Durant toutes ces années, les joueurs ne parviennent pas à atteindre leur plein potentiel. Certains ont l'honnêteté de le reconnaître, et pas forcément ceux dont on doute le plus. Arrivé à Zurich en 1977 pour ses études (il fera carrière dans l'éthologie), Hans Schmid y reste pendant neuf ans, et il devient même le capitaine les deux dernières saisons. Seuls des motifs professionnels l'ont sans doute empêché de rejoindre l'équipe nationale, car il a dû refuser des sélections avec la Suisse B. Il fait ses adieux en marquant son dernier but en LNA contre son club formateur Arosa le 11 février 1986, dans un dernier match sans enjeu. On lui rend hommage alors qu'il tire sa révérence du haut niveau, pour rejoindre la 1re ligue à Illnau-Effretikon. Pourtant, quelques mois plus tard, le trésorier du ZSC reste coi en recevant un courrier pour le moins inhabituel : "Hansi" a envoyé un chèque au club pour rembourser une partie de ses salaires reçus, expliquant dans sa lettre qu'il avait joué si mal qu'il ne méritait pas tant d'argent ! Son jeune frère, Lorenzo Schmid, tendra lui aussi à l'autocritique. Il reconnaîtra a posteriori que l'équipe manquait alors de solidarité, qu'elle avait tendance à rejeter toute la responsabilité sur l'entraîneur, dans les succès comme dans les échecs.

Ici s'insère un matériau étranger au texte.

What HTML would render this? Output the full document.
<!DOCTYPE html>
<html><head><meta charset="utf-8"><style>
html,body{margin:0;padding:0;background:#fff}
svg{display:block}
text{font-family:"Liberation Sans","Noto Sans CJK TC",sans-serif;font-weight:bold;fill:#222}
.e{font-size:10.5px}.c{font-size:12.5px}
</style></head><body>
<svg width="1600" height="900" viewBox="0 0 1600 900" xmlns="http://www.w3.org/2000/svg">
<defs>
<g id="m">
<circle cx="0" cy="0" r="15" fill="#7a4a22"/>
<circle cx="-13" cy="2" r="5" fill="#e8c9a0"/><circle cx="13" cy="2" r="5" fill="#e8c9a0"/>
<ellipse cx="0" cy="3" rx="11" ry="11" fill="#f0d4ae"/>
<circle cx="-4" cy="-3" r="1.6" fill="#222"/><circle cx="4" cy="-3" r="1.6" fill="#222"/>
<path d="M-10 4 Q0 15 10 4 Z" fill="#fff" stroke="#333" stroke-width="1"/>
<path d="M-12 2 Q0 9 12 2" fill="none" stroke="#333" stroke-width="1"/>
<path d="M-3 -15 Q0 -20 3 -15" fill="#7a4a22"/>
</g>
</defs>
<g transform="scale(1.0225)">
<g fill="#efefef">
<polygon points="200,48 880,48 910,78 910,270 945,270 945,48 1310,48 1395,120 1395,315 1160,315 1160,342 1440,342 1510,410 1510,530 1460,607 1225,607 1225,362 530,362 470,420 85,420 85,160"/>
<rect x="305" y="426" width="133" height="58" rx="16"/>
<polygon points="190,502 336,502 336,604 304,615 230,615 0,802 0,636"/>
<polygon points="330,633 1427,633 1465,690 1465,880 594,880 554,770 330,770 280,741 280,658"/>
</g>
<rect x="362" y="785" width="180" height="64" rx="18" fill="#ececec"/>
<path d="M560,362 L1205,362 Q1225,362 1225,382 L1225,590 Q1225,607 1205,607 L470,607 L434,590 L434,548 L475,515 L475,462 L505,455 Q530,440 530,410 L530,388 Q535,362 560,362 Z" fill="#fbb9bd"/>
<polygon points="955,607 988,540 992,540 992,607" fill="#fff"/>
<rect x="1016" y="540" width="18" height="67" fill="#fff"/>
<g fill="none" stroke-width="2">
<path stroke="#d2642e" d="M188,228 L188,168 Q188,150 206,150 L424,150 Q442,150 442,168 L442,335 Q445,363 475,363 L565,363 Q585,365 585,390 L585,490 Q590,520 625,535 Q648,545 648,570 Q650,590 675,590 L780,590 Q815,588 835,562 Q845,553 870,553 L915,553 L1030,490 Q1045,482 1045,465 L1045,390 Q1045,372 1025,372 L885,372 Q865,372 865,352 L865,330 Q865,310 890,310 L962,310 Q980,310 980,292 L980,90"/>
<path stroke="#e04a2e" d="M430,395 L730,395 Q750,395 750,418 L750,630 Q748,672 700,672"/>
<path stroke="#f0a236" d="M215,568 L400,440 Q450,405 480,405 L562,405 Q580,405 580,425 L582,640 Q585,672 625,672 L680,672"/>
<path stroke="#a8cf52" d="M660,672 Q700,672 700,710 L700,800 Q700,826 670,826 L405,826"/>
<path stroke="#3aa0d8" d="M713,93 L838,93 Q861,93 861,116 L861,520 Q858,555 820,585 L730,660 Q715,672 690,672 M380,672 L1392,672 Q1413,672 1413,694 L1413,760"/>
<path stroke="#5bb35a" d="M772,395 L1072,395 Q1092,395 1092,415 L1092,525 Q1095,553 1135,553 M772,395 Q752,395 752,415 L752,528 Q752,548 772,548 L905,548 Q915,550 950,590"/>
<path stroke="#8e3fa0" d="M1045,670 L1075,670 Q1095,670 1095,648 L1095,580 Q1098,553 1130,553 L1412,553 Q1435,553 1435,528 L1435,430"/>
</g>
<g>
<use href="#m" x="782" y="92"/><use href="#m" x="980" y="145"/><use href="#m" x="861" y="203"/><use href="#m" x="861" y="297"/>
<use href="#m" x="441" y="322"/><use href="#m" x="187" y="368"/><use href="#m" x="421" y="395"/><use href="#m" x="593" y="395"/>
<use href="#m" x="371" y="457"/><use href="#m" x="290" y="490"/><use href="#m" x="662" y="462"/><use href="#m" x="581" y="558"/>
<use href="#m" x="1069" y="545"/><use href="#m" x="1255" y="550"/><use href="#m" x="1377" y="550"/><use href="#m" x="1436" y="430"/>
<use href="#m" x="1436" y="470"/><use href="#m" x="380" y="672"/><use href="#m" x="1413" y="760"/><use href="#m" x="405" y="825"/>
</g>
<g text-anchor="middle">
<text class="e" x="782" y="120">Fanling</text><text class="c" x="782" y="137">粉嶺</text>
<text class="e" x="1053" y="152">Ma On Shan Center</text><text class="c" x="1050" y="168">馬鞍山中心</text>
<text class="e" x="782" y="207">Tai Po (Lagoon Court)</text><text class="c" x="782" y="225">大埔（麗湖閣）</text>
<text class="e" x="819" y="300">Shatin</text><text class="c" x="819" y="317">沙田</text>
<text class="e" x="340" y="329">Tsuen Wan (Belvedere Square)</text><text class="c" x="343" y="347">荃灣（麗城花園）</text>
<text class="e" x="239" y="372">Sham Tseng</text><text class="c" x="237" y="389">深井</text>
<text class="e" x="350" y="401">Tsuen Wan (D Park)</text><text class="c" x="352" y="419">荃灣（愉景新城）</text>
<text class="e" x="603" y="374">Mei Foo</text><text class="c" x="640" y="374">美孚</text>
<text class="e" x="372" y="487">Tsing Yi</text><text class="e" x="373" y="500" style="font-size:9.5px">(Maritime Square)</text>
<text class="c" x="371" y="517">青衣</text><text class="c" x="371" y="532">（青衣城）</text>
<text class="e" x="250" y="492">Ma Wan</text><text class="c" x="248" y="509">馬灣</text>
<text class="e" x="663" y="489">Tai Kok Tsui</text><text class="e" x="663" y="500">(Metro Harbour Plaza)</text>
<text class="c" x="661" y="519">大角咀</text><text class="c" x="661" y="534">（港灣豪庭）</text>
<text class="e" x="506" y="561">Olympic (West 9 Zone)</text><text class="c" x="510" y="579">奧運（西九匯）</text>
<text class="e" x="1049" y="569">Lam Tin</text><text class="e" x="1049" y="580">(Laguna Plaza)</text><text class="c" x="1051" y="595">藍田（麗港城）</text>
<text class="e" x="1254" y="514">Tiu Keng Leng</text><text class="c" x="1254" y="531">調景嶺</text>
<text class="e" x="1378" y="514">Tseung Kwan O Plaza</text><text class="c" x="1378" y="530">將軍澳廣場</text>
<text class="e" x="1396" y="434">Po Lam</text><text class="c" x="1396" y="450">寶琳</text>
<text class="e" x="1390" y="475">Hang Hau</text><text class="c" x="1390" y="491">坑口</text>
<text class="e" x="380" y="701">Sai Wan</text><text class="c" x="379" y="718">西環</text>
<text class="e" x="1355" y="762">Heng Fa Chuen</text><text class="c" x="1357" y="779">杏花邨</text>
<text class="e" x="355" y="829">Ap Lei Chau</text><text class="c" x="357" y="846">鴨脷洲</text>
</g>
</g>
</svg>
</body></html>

En 1986/87, les Zurichois s'attendent au moins à refaire l'ascenseur sous la direction d'Alpo Suhonen, qui a quitté son poste à la tête de l'équipe finlandaise juste avant les championnats du monde 1986. On a déjà préparé l'organisation de la fête de la remontée, quand la série contre Zoug, qui a tout bonnement de meilleurs étrangers, fait figure de "douche froide". Le terme n'est pas choisi par hasard. Car cette série est surtout célèbre par la fureur de certains supporters zurichois après le dernier match. La police de Zoug essaie de les faire sortir de la patinoire en utilisant un tuyau d'incendie, mais elle se retrouve en minorité, se fait prendre l'engin et arrose à son tour. Les fans de Zurich se sont taillés une mauvaise réputation et leur frange la plus incontrôlable est redoutée des autorités lors de chaque déplacement chaud.

Le ZSC ronge son frein en LNB et n'a pas plus de succès en 1987/88. L'école finlandaise n'amène pas un retour dans l'élite, mais elle laisse une trace marquante au moins sur un homme, Christian Weber. Ce jeune joueur formé à Dübendorf a commencé sa carrière par deux titres de champion avec Davos avant d'arriver à Zurich, et après la rétrogradation en LNB, sa vision du jeu en fait le joueur-clé de l'équipe, chargé des passes décisives pour le buteur Harri Tuohimaa. Après cette expérience, Weber est si imprégné par la culture du hockey finlandais qu'il décide de participer à ses propres frais à un camp d'entraînement du HIFK Helsinki.

Le deuil

C'est en 1988/89 que le ZSC est à nouveau promu en LNA, avec deux buts de l'international polonais Jerzy Christ dans le match décisif. Mais l'été est tout sauf joyeux, car il est endeuillé par le décès de Reto Sturzenegger. En 1984, le club zurichois avait échangé son capitaine Lolo Schmid à Arosa contre ce défenseur offensif. Un an plus tard, le masseur du ZSC découvrit une masse dure sous sa peau. Le diagnostic, terrible : cancer des ganglions lymphatiques. Les chances de guérison du joueur originaire de Weinfelden étaient bonnes, et il revint effectivement au jeu, sans doute trop tôt. Son corps n'y était pas encore prêt, et il se déchira les ligaments du genou lors d'un match à Grindelwald. Sturzenegger a toujours conservé le sourire. Même après la rechute de son cancer, il a continué à plaisanter au sujet de la maladie et des perruques qu'il portait pendant sa chimiothérapie. Mais le crabe a eu le dernier mot, et le toujours joyeux Sturzi meurt à l'âge de trente ans.